The ability of these high-altitude satellites to remain consistently above a fixed point makes them incredibly valuable. Their constant line of sight enables unbroken data streams and services, which is a powerful advantage over faster-moving LEO satellites that require large constellations and handover procedures to maintain continuous coverage. The consistent positioning of these geosynchronous satellites is not just a clever trick of physics; it is a cornerstone of our interconnected world, silently enabling much of the technology we often take for granted.
Your Questions on Earth’s Dance and Satellite’s Steadfastness
Why do some satellites appear to stay in the same spot in the sky?
Some satellites appear fixed because they are in a special orbit where their speed perfectly matches the Earth’s rotation. This makes them seem stationary from an observer’s perspective on the ground.
What is a geosynchronous orbit?
A geosynchronous orbit is a path around Earth where a satellite completes one full orbit in the exact same time it takes for Earth to rotate once. This allows the satellite to remain above the same longitude.
What is the difference between a geosynchronous and a geostationary satellite?
A geostationary satellite is a special type of geosynchronous satellite that orbits directly above the Earth’s equator. This ensures it appears absolutely motionless in the sky to observers on the ground.

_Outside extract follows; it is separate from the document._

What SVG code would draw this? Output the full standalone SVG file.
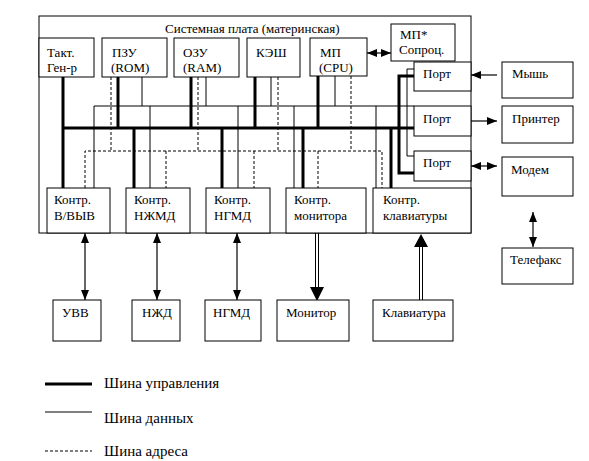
<svg xmlns="http://www.w3.org/2000/svg" width="589" height="461" viewBox="0 0 589 461">
<defs>
<marker id="ah" markerUnits="userSpaceOnUse" markerWidth="10" markerHeight="8" refX="10" refY="4" orient="auto-start-reverse"><path d="M0,0 L10,4 L0,8 z" fill="#000"/></marker>
</defs>
<style>
text{font-family:"Liberation Serif","Times New Roman",serif;font-size:13px;fill:#000}
.lg{font-size:15px}
.box{fill:#fff;stroke:#000;stroke-width:1}
.thick{fill:none;stroke:#000;stroke-width:3}
.thin{fill:none;stroke:#000;stroke-width:1}
.dash{fill:none;stroke:#000;stroke-width:1;stroke-dasharray:3,2}
.arr{fill:none;stroke:#000;stroke-width:1.2;marker-start:url(#ah);marker-end:url(#ah)}
.arr1{fill:none;stroke:#000;stroke-width:1.2;marker-end:url(#ah)}
</style>
<rect width="589" height="461" fill="#fff"/>
<g id="board"><rect class="box" x="39" y="16" width="432" height="217"/><text x="165" y="33">Системная плата (материнская)</text></g>
<g id="connectors">
<path class="thick" d="M63,77V188M63,128H414M118,77V128M191,77V128M255,77V128M318,76V128M134,128V188M222,128V188M303,128V188M391,128V188M414,76H399V173H414"/>
<path class="thin" d="M94,188V106H414M142,77V106M206,77V106M271,77V106M335,76V106M150,106V188M238,106V188M294,106V188M376,106V188M414,69H407V156H414"/>
<path class="dash" d="M85,188V151H382V188M111,77V151M198,77V151M278,77V151M351,76V151M166,151V188M254,151V188M318,151V188"/>
<path class="arr" d="M367,53H391"/>
<path class="arr1" d="M497,75H471"/>
<path class="arr1" d="M471,121H497"/>
<path class="arr" d="M471,166H497"/>
<path class="arr" d="M533,212V247"/>
<path class="arr" d="M85,233V300"/>
<path class="arr" d="M157,233V300"/>
<path class="arr" d="M237,233V300"/>
<path class="thin" d="M315.5,233V288M318.5,233V288M419.5,300V246M422.5,300V246"/>
<path d="M310,287L324,287L317,301z M414,247L428,247L421,234z" fill="#000"/>
</g>
<g id="gen"><rect class="box" x="39" y="38" width="55" height="39"/><text x="47" y="57">Такт.</text><text x="47" y="72">Ген-р</text></g>
<g id="rom"><rect class="box" x="102" y="38" width="65" height="39"/><text x="112" y="57">ПЗУ</text><text x="111" y="72">(ROM)</text></g>
<g id="ram"><rect class="box" x="174" y="38" width="65" height="39"/><text x="183" y="57">ОЗУ</text><text x="183" y="72">(RAM)</text></g>
<g id="cache"><rect class="box" x="247" y="38" width="53" height="39"/><text x="256" y="57">КЭШ</text></g>
<g id="cpu"><rect class="box" x="310" y="38" width="57" height="38"/><text x="320" y="57">МП</text><text x="319" y="72">(CPU)</text></g>
<g id="copro"><rect class="box" x="391" y="24" width="64" height="37"/><text x="400" y="39">МП*</text><text x="399" y="54">Сопроц.</text></g>
<g id="port1"><rect class="box" x="414" y="62" width="57" height="29"/><text x="423" y="78">Порт</text></g>
<g id="port2"><rect class="box" x="414" y="106" width="57" height="30"/><text x="423" y="123">Порт</text></g>
<g id="port3"><rect class="box" x="414" y="151" width="57" height="30"/><text x="423" y="167">Порт</text></g>
<g id="kio"><rect class="box" x="47" y="188" width="63" height="45"/><text x="54" y="204">Контр.</text><text x="54" y="220">В/ВЫВ</text></g>
<g id="khdd"><rect class="box" x="126" y="188" width="64" height="45"/><text x="134" y="204">Контр.</text><text x="134" y="220">НЖМД</text></g>
<g id="kfdd"><rect class="box" x="206" y="188" width="64" height="45"/><text x="214" y="204">Контр.</text><text x="214" y="220">НГМД</text></g>
<g id="kmon"><rect class="box" x="286" y="188" width="80" height="45"/><text x="294" y="204">Контр.</text><text x="294" y="220">монитора</text></g>
<g id="kkbd"><rect class="box" x="373" y="188" width="98" height="45"/><text x="383" y="204">Контр.</text><text x="383" y="220">клавиатуры</text></g>
<g id="mouse"><rect class="box" x="502" y="62" width="71" height="36"/><text x="512" y="78">Мышь</text></g>
<g id="printer"><rect class="box" x="502" y="106" width="71" height="37"/><text x="512" y="123">Принтер</text></g>
<g id="modem"><rect class="box" x="502" y="157" width="71" height="39"/><text x="511" y="174">Модем</text></g>
<g id="fax"><rect class="box" x="502" y="248" width="71" height="36"/><text x="510" y="264">Телефакс</text></g>
<g id="uvv"><rect class="box" x="53" y="300" width="48" height="41"/><text x="62" y="317">УВВ</text></g>
<g id="nzhd"><rect class="box" x="132" y="300" width="48" height="41"/><text x="142" y="317">НЖД</text></g>
<g id="ngmd"><rect class="box" x="205" y="300" width="56" height="41"/><text x="213" y="317">НГМД</text></g>
<g id="monitor"><rect class="box" x="277" y="300" width="72" height="41"/><text x="286" y="317">Монитор</text></g>
<g id="kbd"><rect class="box" x="373" y="300" width="80" height="41"/><text x="382" y="317">Клавиатура</text></g>
<g id="legend">
<path class="thick" d="M45,384H92"/><text class="lg" x="104" y="388">Шина управления</text>
<path class="thin" d="M45,412H92"/><text class="lg" x="104" y="423">Шина данных</text>
<path class="dash" d="M45,451H92"/><text class="lg" x="104" y="456">Шина адреса</text>
</g>
</svg>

How high are these ‘fixed’ satellites above Earth?
Satellites that appear fixed are typically positioned at a very precise altitude of approximately 35,786 kilometers (22,236 miles) above the Earth’s equator.
What are some uses for geostationary satellites?
Geostationary satellites are essential for modern life, enabling long-distance telecommunications, providing continuous weather forecasting data, and augmenting navigation systems like GPS.